:: Stored data

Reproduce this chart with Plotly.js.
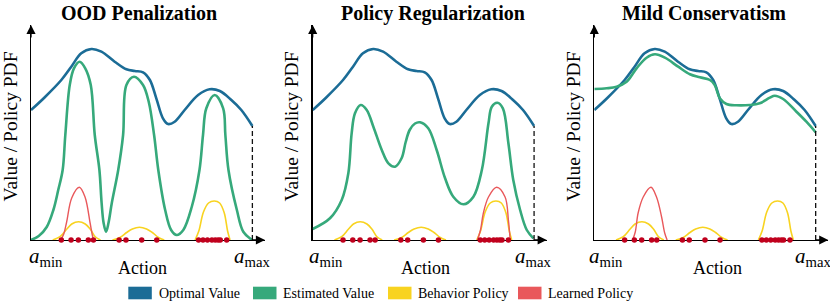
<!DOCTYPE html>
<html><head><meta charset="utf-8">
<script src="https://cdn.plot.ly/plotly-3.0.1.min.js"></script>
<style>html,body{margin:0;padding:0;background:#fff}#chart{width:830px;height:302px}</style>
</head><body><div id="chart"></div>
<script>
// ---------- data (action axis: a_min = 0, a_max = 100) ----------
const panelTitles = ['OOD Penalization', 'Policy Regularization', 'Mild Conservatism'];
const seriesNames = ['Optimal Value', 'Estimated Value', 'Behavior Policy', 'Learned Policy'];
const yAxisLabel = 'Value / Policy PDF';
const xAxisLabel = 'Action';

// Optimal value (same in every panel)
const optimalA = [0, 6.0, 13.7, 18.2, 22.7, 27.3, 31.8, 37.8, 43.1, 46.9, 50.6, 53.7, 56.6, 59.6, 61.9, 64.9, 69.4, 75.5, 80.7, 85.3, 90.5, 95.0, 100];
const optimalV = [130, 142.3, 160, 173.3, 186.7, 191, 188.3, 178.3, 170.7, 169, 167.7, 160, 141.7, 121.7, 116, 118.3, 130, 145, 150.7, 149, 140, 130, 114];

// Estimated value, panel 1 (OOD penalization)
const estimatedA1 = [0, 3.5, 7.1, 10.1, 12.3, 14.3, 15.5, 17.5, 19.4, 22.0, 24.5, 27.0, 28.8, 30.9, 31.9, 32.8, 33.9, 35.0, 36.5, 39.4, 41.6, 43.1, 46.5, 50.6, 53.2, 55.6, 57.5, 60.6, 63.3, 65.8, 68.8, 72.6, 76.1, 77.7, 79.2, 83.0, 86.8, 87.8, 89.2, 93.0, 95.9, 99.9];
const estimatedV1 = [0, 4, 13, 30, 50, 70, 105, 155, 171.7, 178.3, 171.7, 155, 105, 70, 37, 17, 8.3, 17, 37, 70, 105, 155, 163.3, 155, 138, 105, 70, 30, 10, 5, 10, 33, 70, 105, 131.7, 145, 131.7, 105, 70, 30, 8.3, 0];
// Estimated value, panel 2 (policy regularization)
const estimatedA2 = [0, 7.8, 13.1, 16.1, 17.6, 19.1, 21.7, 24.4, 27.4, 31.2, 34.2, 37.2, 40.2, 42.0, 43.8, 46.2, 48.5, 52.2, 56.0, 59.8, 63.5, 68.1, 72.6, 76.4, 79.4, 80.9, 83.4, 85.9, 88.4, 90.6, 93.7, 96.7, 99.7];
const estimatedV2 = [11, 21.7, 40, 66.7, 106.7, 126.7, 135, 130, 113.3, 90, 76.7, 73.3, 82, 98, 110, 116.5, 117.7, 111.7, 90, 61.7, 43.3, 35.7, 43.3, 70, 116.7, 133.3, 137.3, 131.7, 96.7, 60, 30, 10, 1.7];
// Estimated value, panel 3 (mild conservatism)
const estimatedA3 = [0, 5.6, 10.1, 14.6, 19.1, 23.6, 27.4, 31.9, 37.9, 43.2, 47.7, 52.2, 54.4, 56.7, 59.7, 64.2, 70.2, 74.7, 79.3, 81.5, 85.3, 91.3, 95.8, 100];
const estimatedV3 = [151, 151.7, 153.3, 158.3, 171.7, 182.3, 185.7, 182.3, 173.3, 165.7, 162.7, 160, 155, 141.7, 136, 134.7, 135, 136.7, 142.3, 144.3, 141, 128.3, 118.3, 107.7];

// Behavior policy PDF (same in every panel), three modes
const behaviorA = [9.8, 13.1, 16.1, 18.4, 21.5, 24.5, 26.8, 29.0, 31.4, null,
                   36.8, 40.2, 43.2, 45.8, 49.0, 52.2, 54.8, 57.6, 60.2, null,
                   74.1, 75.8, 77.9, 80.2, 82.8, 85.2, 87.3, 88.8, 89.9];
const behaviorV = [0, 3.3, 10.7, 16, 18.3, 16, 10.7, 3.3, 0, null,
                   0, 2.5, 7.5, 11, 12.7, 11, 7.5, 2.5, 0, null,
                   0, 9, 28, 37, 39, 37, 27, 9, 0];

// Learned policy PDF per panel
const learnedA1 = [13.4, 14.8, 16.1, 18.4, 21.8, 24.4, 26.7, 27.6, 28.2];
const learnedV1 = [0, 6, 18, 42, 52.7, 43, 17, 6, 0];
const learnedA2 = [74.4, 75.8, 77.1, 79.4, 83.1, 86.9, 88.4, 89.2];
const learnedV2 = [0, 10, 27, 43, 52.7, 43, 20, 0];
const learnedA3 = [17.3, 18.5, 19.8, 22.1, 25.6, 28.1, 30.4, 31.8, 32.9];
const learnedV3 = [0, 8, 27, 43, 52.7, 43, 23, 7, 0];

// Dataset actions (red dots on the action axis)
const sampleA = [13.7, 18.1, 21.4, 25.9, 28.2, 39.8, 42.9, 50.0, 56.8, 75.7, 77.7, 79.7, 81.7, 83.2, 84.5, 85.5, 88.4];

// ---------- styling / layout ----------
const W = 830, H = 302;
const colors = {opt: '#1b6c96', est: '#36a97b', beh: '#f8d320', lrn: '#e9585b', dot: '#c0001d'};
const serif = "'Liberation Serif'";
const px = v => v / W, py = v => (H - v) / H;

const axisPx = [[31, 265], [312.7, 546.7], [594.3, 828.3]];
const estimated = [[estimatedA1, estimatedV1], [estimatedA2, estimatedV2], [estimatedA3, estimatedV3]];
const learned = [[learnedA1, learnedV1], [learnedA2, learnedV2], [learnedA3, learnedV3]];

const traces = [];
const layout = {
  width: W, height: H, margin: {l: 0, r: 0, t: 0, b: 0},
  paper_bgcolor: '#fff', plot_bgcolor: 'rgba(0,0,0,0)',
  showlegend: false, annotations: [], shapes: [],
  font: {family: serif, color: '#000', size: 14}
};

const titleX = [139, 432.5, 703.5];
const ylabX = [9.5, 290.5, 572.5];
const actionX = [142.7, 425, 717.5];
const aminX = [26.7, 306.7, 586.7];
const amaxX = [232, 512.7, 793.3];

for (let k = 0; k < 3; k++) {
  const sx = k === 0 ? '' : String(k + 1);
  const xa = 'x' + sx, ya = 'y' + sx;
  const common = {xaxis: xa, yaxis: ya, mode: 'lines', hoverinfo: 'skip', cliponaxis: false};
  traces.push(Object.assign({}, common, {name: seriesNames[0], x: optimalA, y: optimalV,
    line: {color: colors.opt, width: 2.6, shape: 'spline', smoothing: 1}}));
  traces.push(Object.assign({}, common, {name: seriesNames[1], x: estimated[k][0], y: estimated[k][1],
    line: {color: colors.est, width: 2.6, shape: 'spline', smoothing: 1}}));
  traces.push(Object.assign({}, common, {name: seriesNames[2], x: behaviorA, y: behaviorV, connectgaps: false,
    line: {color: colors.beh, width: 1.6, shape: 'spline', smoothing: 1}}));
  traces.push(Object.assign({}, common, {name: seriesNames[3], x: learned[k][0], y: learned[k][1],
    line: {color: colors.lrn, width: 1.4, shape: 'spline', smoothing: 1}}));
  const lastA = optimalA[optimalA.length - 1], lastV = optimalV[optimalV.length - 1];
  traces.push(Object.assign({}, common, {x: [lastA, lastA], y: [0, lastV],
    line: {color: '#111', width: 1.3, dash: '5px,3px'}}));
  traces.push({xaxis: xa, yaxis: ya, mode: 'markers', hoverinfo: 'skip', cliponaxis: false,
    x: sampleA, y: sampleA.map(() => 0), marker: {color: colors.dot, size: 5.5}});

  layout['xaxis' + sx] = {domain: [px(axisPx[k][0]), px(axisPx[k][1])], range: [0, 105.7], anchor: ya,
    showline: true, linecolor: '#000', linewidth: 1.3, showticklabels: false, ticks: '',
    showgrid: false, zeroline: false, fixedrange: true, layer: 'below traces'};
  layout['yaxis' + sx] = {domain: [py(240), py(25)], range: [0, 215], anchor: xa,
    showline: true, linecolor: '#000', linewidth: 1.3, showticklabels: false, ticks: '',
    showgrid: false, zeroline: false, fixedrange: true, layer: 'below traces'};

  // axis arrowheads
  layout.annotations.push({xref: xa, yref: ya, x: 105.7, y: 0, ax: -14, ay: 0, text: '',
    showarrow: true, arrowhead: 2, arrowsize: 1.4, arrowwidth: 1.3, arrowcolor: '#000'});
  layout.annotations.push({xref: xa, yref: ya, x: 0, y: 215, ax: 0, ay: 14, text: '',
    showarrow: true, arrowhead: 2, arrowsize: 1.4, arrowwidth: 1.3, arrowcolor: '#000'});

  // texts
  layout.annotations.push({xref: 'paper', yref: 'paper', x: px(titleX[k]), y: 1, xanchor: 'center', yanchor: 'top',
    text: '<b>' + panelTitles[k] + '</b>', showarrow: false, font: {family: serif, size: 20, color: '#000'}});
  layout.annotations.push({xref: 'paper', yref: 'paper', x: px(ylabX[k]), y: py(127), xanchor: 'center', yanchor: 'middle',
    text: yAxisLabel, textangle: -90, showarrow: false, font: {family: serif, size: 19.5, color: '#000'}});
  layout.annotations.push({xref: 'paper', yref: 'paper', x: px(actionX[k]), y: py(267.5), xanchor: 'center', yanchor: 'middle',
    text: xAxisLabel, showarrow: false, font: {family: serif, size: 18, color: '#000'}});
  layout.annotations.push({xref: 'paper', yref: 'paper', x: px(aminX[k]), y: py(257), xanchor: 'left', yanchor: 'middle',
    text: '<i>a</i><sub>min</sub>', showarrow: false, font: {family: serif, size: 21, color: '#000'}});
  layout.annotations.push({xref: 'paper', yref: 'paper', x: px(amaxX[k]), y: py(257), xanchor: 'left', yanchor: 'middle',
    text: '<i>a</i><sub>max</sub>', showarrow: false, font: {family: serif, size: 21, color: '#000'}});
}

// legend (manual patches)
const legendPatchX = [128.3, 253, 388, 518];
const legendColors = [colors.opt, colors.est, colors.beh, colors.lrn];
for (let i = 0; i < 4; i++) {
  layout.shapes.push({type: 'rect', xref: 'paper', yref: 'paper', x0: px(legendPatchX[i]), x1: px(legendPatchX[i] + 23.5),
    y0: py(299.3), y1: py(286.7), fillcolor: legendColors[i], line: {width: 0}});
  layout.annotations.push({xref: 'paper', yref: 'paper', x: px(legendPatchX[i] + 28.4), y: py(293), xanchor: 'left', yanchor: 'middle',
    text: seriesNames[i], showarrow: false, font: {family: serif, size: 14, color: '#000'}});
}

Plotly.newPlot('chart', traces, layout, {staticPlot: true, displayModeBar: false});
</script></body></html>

::::

Only the number is wanted: how many lines above include the word "chart"?

**Solution for this task:** 4